What about saints who lived before the establishment of the Catholic church?

I don’t think that the Catholic Church will ever do that. As others have said they are not in full communion with the church. Also the church needs a level of certainty that that person is in heaven. If the person is not in full communion with the church then we just don’t know and the church cannot canonize someone over who they have a doubt.

There are no saints before the establishment of the catholic church. The first saint was the good thief who was basically declared Saint by Jesus himself. All the other saints came after.

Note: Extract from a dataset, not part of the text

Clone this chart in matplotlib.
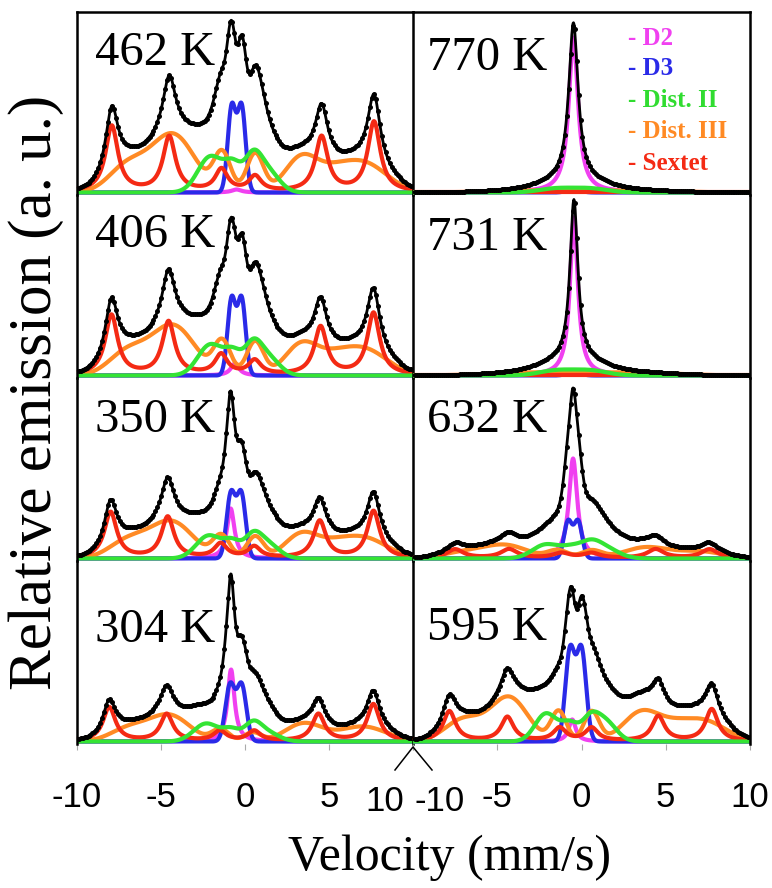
import numpy as np
import matplotlib
matplotlib.use("Agg")
import matplotlib.pyplot as plt
from matplotlib.lines import Line2D

# panel temperatures (K): left column top->bottom, right column top->bottom
temps_left = [462, 406, 350, 304]
temps_right = [770, 731, 632, 595]

# fitted sub-spectra: (centre mm/s, height a.u., width mm/s)
# D2 and sextet lines are Lorentzian (width = HWHM), the others Gaussian (width = sigma)
d2_lines = {
    462: [(-0.5, 3, 0.35)],
    406: [(-0.6, 12, 0.3)],
    350: [(-0.85, 50, 0.27)],
    304: [(-0.83, 72, 0.25)],
    770: [(-0.48, 155, 0.33)],
    731: [(-0.45, 158, 0.28)],
    632: [(-0.5, 100, 0.3)],
    595: [(-0.55, 22, 0.25)],
}
d3_lines = {
    462: [(-0.79, 85, 0.24), (-0.2, 85, 0.24)],
    406: [(-0.8, 76, 0.24), (-0.2, 76, 0.24)],
    350: [(-0.84, 64, 0.26), (-0.22, 64, 0.26)],
    304: [(-0.89, 56, 0.28), (-0.2, 56, 0.28)],
    770: [(-0.45, 3, 0.4)],
    731: [(-0.45, 3, 0.4)],
    632: [(-0.8, 37, 0.24), (-0.2, 37, 0.24)],
    595: [(-0.68, 91, 0.28), (0.0, 91, 0.28)],
}
dist2_lines = {
    462: [(-2.05, 36, 0.75), (-0.7, 24, 0.5), (0.45, 30, 0.5), (1.3, 22, 0.7)],
    406: [(-2.05, 31, 0.75), (-0.7, 20, 0.5), (0.45, 26, 0.5), (1.3, 19, 0.7)],
    350: [(-2.15, 23, 0.75), (-0.75, 15, 0.5), (0.45, 19, 0.5), (1.3, 15, 0.7)],
    304: [(-2.3, 18, 0.75), (-0.8, 11, 0.5), (0.45, 16, 0.5), (1.3, 9, 0.7)],
    770: [(-1.5, 4, 1.0), (0.5, 4, 1.0)],
    731: [(-1.5, 5, 1.0), (0.5, 5, 1.0)],
    632: [(-2.1, 14, 0.8), (-0.6, 9, 0.6), (0.5, 12, 0.6), (1.4, 10, 0.8)],
    595: [(-2.1, 28, 0.65), (-0.7, 17, 0.5), (0.5, 20, 0.5), (1.4, 20, 0.65)],
}
dist3_lines = {
    462: [(-7.0, 26, 1.1), (-4.3, 58, 1.3), (-1.35, 38, 0.5), (0.6, 39, 0.5),
          (3.4, 36, 1.0), (5.3, 10, 0.9), (7.0, 30, 1.4)],
    406: [(-7.0, 23, 1.1), (-4.3, 50, 1.3), (-1.35, 33, 0.5), (0.6, 34, 0.5),
          (3.4, 32, 1.0), (5.3, 9, 0.9), (7.0, 27, 1.4)],
    350: [(-7.0, 17, 1.1), (-4.4, 37, 1.3), (-1.4, 22, 0.5), (0.6, 22, 0.5),
          (3.4, 25, 1.0), (5.3, 7, 0.9), (7.0, 21, 1.4)],
    304: [(-6.9, 13, 1.1), (-4.5, 26, 1.2), (-1.45, 12, 0.5), (0.45, 9, 0.5),
          (3.5, 18, 1.1), (7.0, 15, 1.4)],
    770: [(-3.0, 2, 2.5), (3.0, 2, 2.5)],
    731: [(-3.0, 3, 2.5), (3.0, 3, 2.5)],
    632: [(-7.0, 6, 1.3), (-4.5, 13, 1.3), (-1.4, 8, 0.6), (0.6, 8, 0.6),
          (3.8, 11, 1.3), (7.0, 7, 1.4)],
    595: [(-7.0, 22, 1.1), (-4.3, 44, 1.1), (-1.35, 30, 0.45), (0.6, 30, 0.45),
          (3.6, 30, 1.1), (5.5, 8, 0.9), (7.2, 21, 1.3)],
}
sextet_lines = {
    462: [(-7.93, 66, 0.45), (-4.51, 55, 0.45), (-1.40, 22, 0.45),
          (0.60, 15, 0.45), (4.56, 55, 0.45), (7.68, 70, 0.45)],
    406: [(-7.95, 60, 0.45), (-4.55, 53, 0.45), (-1.42, 20, 0.45),
          (0.58, 14, 0.45), (4.50, 48, 0.45), (7.65, 62, 0.45)],
    350: [(-8.0, 46, 0.45), (-4.6, 41, 0.45), (-1.45, 14, 0.45),
          (0.55, 11, 0.45), (4.45, 37, 0.45), (7.65, 47, 0.45)],
    304: [(-8.08, 34, 0.45), (-4.66, 27, 0.45), (-1.5, 10, 0.45),
          (0.55, 10, 0.45), (4.37, 27, 0.45), (7.64, 37, 0.45)],
    770: [],
    731: [],
    632: [(-7.5, 9, 0.6), (-4.3, 9, 0.6), (-1.2, 5, 0.6),
          (0.6, 5, 0.6), (4.4, 9, 0.6), (7.6, 9, 0.6)],
    595: [(-7.84, 30, 0.45), (-4.40, 24, 0.45), (-1.3, 13, 0.45),
          (0.6, 13, 0.45), (4.56, 25, 0.45), (7.73, 32, 0.45)],
}
# sub-spectra that are part of the total fit but not drawn (Gaussian)
hidden_lines = {
    462: [(-3.0, 10, 0.7), (-1.3, 16, 0.45), (1.1, 30, 1.0)],
    406: [(-3.0, 10, 0.7), (-1.3, 14, 0.45), (1.1, 28, 1.0)],
    350: [(-3.0, 8, 0.7), (-1.3, 9, 0.45), (1.1, 25, 1.0)],
    304: [(-2.9, 9, 0.8), (-1.2, 8, 0.45), (0.8, 26, 0.9)],
    770: [(-0.5, 5, 2.0)],
    731: [(-0.5, 6, 2.0)],
    632: [(0.0, 12, 2.5), (1.0, 8, 1.0)],
    595: [(-2.8, 16, 0.9), (1.3, 20, 0.8), (3.0, 14, 1.2), (6.5, 8, 1.5)],
}

components = [
    ("D2", d2_lines, "lorentz", "#f040f0"),
    ("D3", d3_lines, "gauss", "#2a2ae8"),
    ("Dist. III", dist3_lines, "gauss", "#ff8a24"),
    ("Sextet", sextet_lines, "lorentz", "#f42a14"),
    ("Dist. II", dist2_lines, "gauss", "#34e434"),
]
legend_order = ["D2", "D3", "Dist. II", "Dist. III", "Sextet"]
legend_colors = {"D2": "#f040f0", "D3": "#2a2ae8", "Dist. II": "#30dc30",
                 "Dist. III": "#ff8a24", "Sextet": "#f42a14"}


def profile(v, lines, kind):
    y = np.zeros_like(v)
    for c, h, w in lines:
        if kind == "lorentz":
            y += h * w ** 2 / ((v - c) ** 2 + w ** 2)
        else:
            y += h * np.exp(-0.5 * ((v - c) / w) ** 2)
    return y


W, H = 772, 888
fig = plt.figure(figsize=(W / 100, H / 100), dpi=100)
SERIF = ["Liberation Serif", "DejaVu Serif"]
SANS = ["Liberation Sans", "DejaVu Sans"]

v = np.linspace(-10, 10, 801)
chan = np.linspace(-9.9, 9.9, 170)

col_left = [77, 413]
col_w = [336, 337]
row_top = [12, 195, 378, 561]
row_h = 183
label_dy = {462: 53, 406: 52, 350: 54, 304: 81, 770: 58, 731: 55, 632: 54, 595: 79}

for ci, temps in enumerate([temps_left, temps_right]):
    for ri, T in enumerate(temps):
        x0, y0 = col_left[ci], row_top[ri]
        ax = fig.add_axes([x0 / W, 1 - (y0 + row_h) / H, col_w[ci] / W, row_h / H])
        ax.set_xlim(-10, 10)
        ax.set_ylim(-2.5, 180.5)
        ax.patch.set_alpha(0)

        total = np.zeros_like(v)
        total_ch = np.zeros_like(chan)
        for name, table, kind, color in components:
            y = profile(v, table[T], kind)
            total += y
            total_ch += profile(chan, table[T], kind)
            ax.plot(v, y, color=color, lw=3.0, solid_capstyle="butt", clip_on=False)
        total += profile(v, hidden_lines[T], "gauss")
        total_ch += profile(chan, hidden_lines[T], "gauss")
        ax.plot(v, total, color="black", lw=2.0, zorder=5)
        ax.plot(chan, total_ch, "o", color="black", ms=3.6, mew=0, zorder=6)

        ax.text(0.054 if ci == 0 else 0.042, 1 - label_dy[T] / row_h, f"{T} K",
                transform=ax.transAxes, family=SERIF, fontsize=35,
                ha="left", va="baseline")

        for s in ax.spines.values():
            s.set_visible(False)
            s.set_linewidth(1.8)
        if ci == 0:
            ax.spines["left"].set_visible(True)
            ax.spines["right"].set_visible(True)
        else:
            ax.spines["right"].set_visible(True)
        if ri == 0:
            ax.spines["top"].set_visible(True)

        ax.set_yticks([])
        if ri == 3:
            ax.set_xticks([-10, -5, 0, 5, 10])
            labels = ["-10", "-5", "0", "5", ""] if ci == 0 else ["", "-5", "0", "5", "10"]
            ax.set_xticklabels(labels, family=SANS, fontsize=25)
            ax.tick_params(axis="x", direction="out", length=4.5, width=0.8,
                           color="#aaaaaa", pad=22)
            if ci == 0:
                ax.annotate("10", xy=(10, 0), xycoords=("data", "axes fraction"),
                            xytext=(-20, -29.5), textcoords="offset points",
                            family=SANS, fontsize=25, ha="center", va="top")
            else:
                ax.annotate("-10", xy=(-10, 0), xycoords=("data", "axes fraction"),
                            xytext=(19.5, -29.5), textcoords="offset points",
                            family=SANS, fontsize=25, ha="center", va="top")
        else:
            ax.set_xticks([])

        if T == 770:
            ys = [38, 68, 100, 132, 163]
            for name, yp in zip(legend_order, ys):
                ax.text((628 - x0) / col_w[ci], 1 - (yp - y0) / row_h, "- " + name,
                        transform=ax.transAxes, family=SERIF, fontsize=18,
                        fontweight="bold", color=legend_colors[name],
                        ha="left", va="center")

# break mark under the column junction
fig.add_artist(Line2D([395 / W, 413 / W, 432 / W],
                      [1 - 770 / H, 1 - 747 / H, 1 - 770 / H],
                      color="black", lw=1.1))

fig.text(450 / W, 1 - 858 / H, "Velocity (mm/s)", family=SERIF, fontsize=36,
         ha="center", va="center")
fig.text(36 / W, 1 - 392 / H, "Relative emission (a. u.)", family=SERIF,
         fontsize=44, rotation=90, ha="center", va="center")

fig.savefig("out.png", dpi=100)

NO, because it is impossible. They probably would object to it anyway. It’s not “easy” for a Catholic to become Canonized. God Bless, Memaw

Well, that’s not exactly how it is. :slight_smile: The Church recognizes the partriachs and prophets of the OT as saints, and many are listed in the Church’s canon and hagiography.

The persons of the OT are Patriarchs as you well said but they are not declared Saints. We don’t have Saint Abraham or Saint Moses. Them and the other fathers of the OT are Patriarchs but not Saints. When they died the doors of Heaven were close to them so they could not enter heaven. They had to wait until Jesus opened the doors of heaven. The good thief is the first saint because he was the first who after death entered to heaven right with Jesus.

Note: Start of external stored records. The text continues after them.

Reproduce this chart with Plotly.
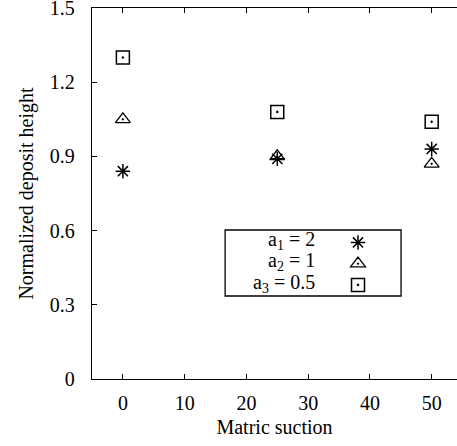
import plotly.graph_objects as go

suction = [0, 25, 50]
h_a1 = [0.84, 0.89, 0.93]
h_a2 = [1.05, 0.90, 0.87]
h_a3 = [1.30, 1.08, 1.04]
labels = ["a<sub>1</sub> = 2", "a<sub>2</sub> = 1", "a<sub>3</sub> = 0.5"]
x_ticks = [0, 10, 20, 30, 40, 50]
y_ticks = [0, 0.3, 0.6, 0.9, 1.2, 1.5]
y_ticktext = ["0", "0.3", "0.6", "0.9", "1.2", "1.5"]

FONT = "Liberation Serif, Times New Roman, Times, serif"
fig = go.Figure()
styles = [
    dict(symbol="asterisk-open", size=12, color="black", line=dict(color="black", width=1.5)),
    dict(symbol="triangle-up-open-dot", size=13, color="black", line=dict(color="black", width=1.3)),
    dict(symbol="square-open-dot", size=13, color="black", line=dict(color="black", width=1.5)),
]
for ys, st in zip([h_a1, h_a2, h_a3], styles):
    fig.add_trace(go.Scatter(x=suction, y=ys, mode="markers", marker=st, name="", showlegend=True))

# legend box
fig.add_shape(type="rect", xref="paper", yref="paper", x0=0.3647, x1=0.8467, y0=0.2237, y1=0.4016,
              line=dict(color="black", width=1.3), fillcolor="rgba(0,0,0,0)")
label_y = [0.372, 0.316, 0.258]
for lab, ly in zip(labels, label_y):
    fig.add_annotation(text=lab, xref="paper", yref="paper", x=0.6166, y=ly, xanchor="right", yanchor="middle",
                       showarrow=False, font=dict(family=FONT, size=20, color="black"))

fig.update_layout(
    width=457, height=446,
    margin=dict(l=92, r=0, t=8, b=67),
    paper_bgcolor="white", plot_bgcolor="white",
    font=dict(family=FONT, size=20, color="black"),
    legend=dict(x=0.674, xanchor="left", y=0.410, yanchor="top", bgcolor="rgba(0,0,0,0)",
                borderwidth=0, font=dict(family=FONT, size=14), itemwidth=30, tracegroupgap=0),
    showlegend=True,
)
fig.update_xaxes(range=[-5, 54.1], tickvals=x_ticks, ticks="inside", ticklen=5, tickcolor="black",
                 showline=True, linecolor="black", linewidth=1.3, mirror="ticks", showgrid=False, zeroline=False,
                 automargin=False,
                 title=dict(text="Matric suction", standoff=6, font=dict(family=FONT, size=20)),
                 tickfont=dict(family=FONT, size=20), ticklabelstandoff=6, ticklabeloverflow="allow")
fig.update_yaxes(range=[0, 1.5], tickvals=y_ticks, ticktext=y_ticktext, ticks="inside", ticklen=5, tickcolor="black",
                 showline=True, linecolor="black", linewidth=1.3, mirror=False, showgrid=False, zeroline=False,
                 automargin=False,
                 title=dict(text="Normalized deposit height", standoff=10, font=dict(family=FONT, size=20)),
                 tickfont=dict(family=FONT, size=20), ticklabelstandoff=12, ticklabeloverflow="allow")
fig.write_html("out.html")
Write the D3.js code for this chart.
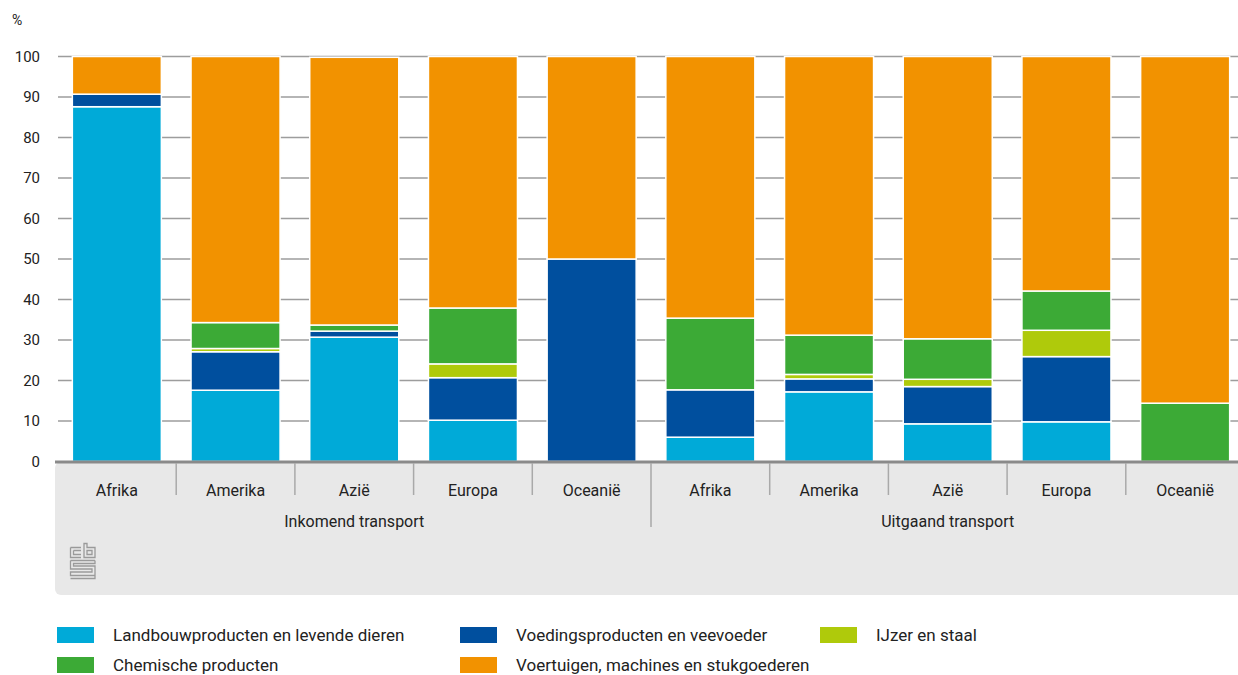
<!DOCTYPE html>
<html>
<head>
<meta charset="utf-8">
<script src="https://cdn.jsdelivr.net/npm/d3@7"></script>
<style>
  body { margin: 0; background: #fff; }
  svg text { font-family: "Liberation Sans Narrow", "Roboto", sans-serif; fill: #222; }
</style>
</head>
<body>
<svg id="chart" width="1238" height="675"></svg>
<script>
'use strict'

// categorieen en groepen
var regions = ['Afrika', 'Amerika', 'Azië', 'Europa', 'Oceanië']
var groups = ['Inkomend transport', 'Uitgaand transport']
var yTicks = [0, 10, 20, 30, 40, 50, 60, 70, 80, 90, 100]

// waarden (%) per staaf: eerst inkomend, dan uitgaand
var landbouw   = [87.6, 17.6, 30.7, 10.2, 0,    6.0, 17.2,  9.3,  9.8,  0]
var voeding    = [ 3.1,  9.5,  1.5, 10.5, 50.0, 11.7, 3.2,  9.2, 16.1,  0]
var ijzer      = [ 0,    0.8,  0,    3.4, 0,    0,    1.1,  1.8,  6.5,  0]
var chemisch   = [ 0,    6.4,  1.5, 13.8, 0,    17.7, 9.7, 10.0,  9.7, 14.4]
var voertuigen = [ 9.3, 65.7, 66.1, 62.1, 50.0, 64.6, 68.8, 69.7, 57.9, 85.6]

var seriesNames = ['Landbouwproducten en levende dieren', 'Voedingsproducten en veevoeder',
  'IJzer en staal', 'Chemische producten', 'Voertuigen, machines en stukgoederen']
var seriesColors = ['#00aad8', '#004f9e', '#afca0b', '#3caa36', '#f29200']
var seriesValues = [landbouw, voeding, ijzer, chemisch, voertuigen]

var svg = d3.select('#chart')

// tabel voor d3.stack
var table = []
groups.forEach((g, gi) => {
  regions.forEach((r, ri) => {
    var i = gi * regions.length + ri
    var row = {key: g + '|' + r, region: r, group: g}
    seriesNames.forEach((s, si) => row[s] = seriesValues[si][i])
    table.push(row)
  })
})

var stacked = d3.stack().keys(seriesNames)(table)

var x = d3.scaleBand()
  .domain(table.map(d => d.key))
  .range([57.5, 1244.5])
  .paddingInner(0.25)
  .paddingOuter(0.125)

var y = d3.scaleLinear()
  .domain([0, 100])
  .range([461.5, 56.5])

// rasterlijnen
svg.append('g')
  .selectAll('line')
  .data(yTicks.filter(t => t > 0))
  .enter().append('line')
    .attr('x1', 58).attr('x2', 1238)
    .attr('y1', d => y(d)).attr('y2', d => y(d))
    .attr('stroke', '#9d9d9d')
    .attr('stroke-width', 1.5)

// y-as labels
svg.append('g')
  .selectAll('text')
  .data(yTicks)
  .enter().append('text')
    .attr('x', 40)
    .attr('y', d => y(d))
    .attr('dy', '0.35em')
    .attr('text-anchor', 'end')
    .style('font-size', '15px')
    .text(d => d)

svg.append('text')
  .attr('x', 12).attr('y', 20)
  .attr('dy', '0.35em')
  .style('font-size', '14px')
  .text('%')

// staven
svg.append('g')
  .selectAll('g')
  .data(stacked)
  .enter().append('g')
    .attr('fill', (d, i) => seriesColors[i])
  .selectAll('rect')
  .data(d => d.filter(p => p[1] - p[0] > 0))
  .enter().append('rect')
    .attr('x', d => x(d.data.key))
    .attr('width', x.bandwidth())
    .attr('y', d => y(d[1]))
    .attr('height', d => y(d[0]) - y(d[1]))
    .attr('stroke', '#fff')
    .attr('stroke-width', 1.5)

// grijze x-as strook
var step = x.step()
var gap = step - x.bandwidth()
svg.append('rect')
  .attr('x', 55).attr('y', 462)
  .attr('width', 1200).attr('height', 133)
  .attr('rx', 6)
  .attr('fill', '#e8e8e8')

svg.append('line')
  .attr('x1', 55).attr('x2', 1238)
  .attr('y1', 462).attr('y2', 462)
  .attr('stroke', '#8a8a8a')
  .attr('stroke-width', 3)

// scheidingslijnen tussen categorieen
svg.append('g')
  .selectAll('line')
  .data(table.slice(1))
  .enter().append('line')
    .attr('x1', d => x(d.key) - gap / 2)
    .attr('x2', d => x(d.key) - gap / 2)
    .attr('y1', 463)
    .attr('y2', (d, i) => (i + 1) % regions.length == 0 ? 527 : 495)
    .attr('stroke', '#a9a9a9')
    .attr('stroke-width', 1.5)

svg.append('g')
  .selectAll('text')
  .data(table)
  .enter().append('text')
    .attr('x', d => x(d.key) + x.bandwidth() / 2)
    .attr('y', 490)
    .attr('dy', '0.35em')
    .attr('text-anchor', 'middle')
    .style('font-size', '16px')
    .text(d => d.region)

svg.append('g')
  .selectAll('text')
  .data(groups)
  .enter().append('text')
    .attr('x', g => {
      var keys = table.filter(d => d.group == g).map(d => d.key)
      return (x(keys[0]) - gap / 2 + x(keys[keys.length - 1]) + x.bandwidth() + gap / 2) / 2
    })
    .attr('y', 521)
    .attr('dy', '0.35em')
    .attr('text-anchor', 'middle')
    .style('font-size', '16px')
    .text(g => g)

// cbs logo (benadering)
var logo = svg.append('g')
  .attr('transform', 'translate(70,543)')
  .attr('fill', 'none')
  .attr('stroke', '#9a9a9a')
  .attr('stroke-width', 1.3)
logo.append('path').attr('d', 'M0.5,4.5 H11 M0.5,4.5 V14.5 H11 M3.5,7.5 H11 M3.5,7.5 V11.5 H11')
logo.append('path').attr('d', 'M14,0.5 V14.5 H25 V4.5 H17 V0.5 Z M17,7.5 H22 V11.5 H17 Z')
logo.append('path').attr('d', 'M0.5,17.5 H25 M0.5,17.5 V26 H22 V29 H0.5 V32.5 H25 V23 H3.5 V20.5 H25 V17.5 M0.5,35.5 H25 V32.5')

// legenda
var legendPos = [[57, 635], [460, 635], [820, 635], [57, 665], [460, 665]]
var legend = svg.append('g')
  .selectAll('g')
  .data(seriesNames)
  .enter().append('g')
    .attr('transform', (d, i) => 'translate(' + legendPos[i][0] + ',' + legendPos[i][1] + ')')

legend.append('rect')
  .attr('x', 0).attr('y', -8)
  .attr('width', 37).attr('height', 16)
  .attr('fill', (d, i) => seriesColors[i])

legend.append('text')
  .attr('x', 56).attr('y', 0)
  .attr('dy', '0.35em')
  .style('font-size', '17px')
  .text(d => d)
</script>
</body>
</html>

Though now that I think about it Saint Joseph died before Jesus and I have never read anything with regard as to him waiting with the other patriarchs :hmmm: but I guess saint Joseph cannot be considered the same as other Patriarchs because he died with Jesus right at his side which would made a huge difference.

I’m sorry but your wrong about that. :slight_smile: They are St. Abraham and St. Moses. They are in heaven because Jesus opened the gates to them. Remember both St. Elijah (celebrated especially in the Eastern Churches and by the Carmelites) and St. Moses appeared with Jesus at his transfiguration. Eternity doesn’t have a time table. We can only speak that way because we are limited in time, but they are there in eternity, and they are saints.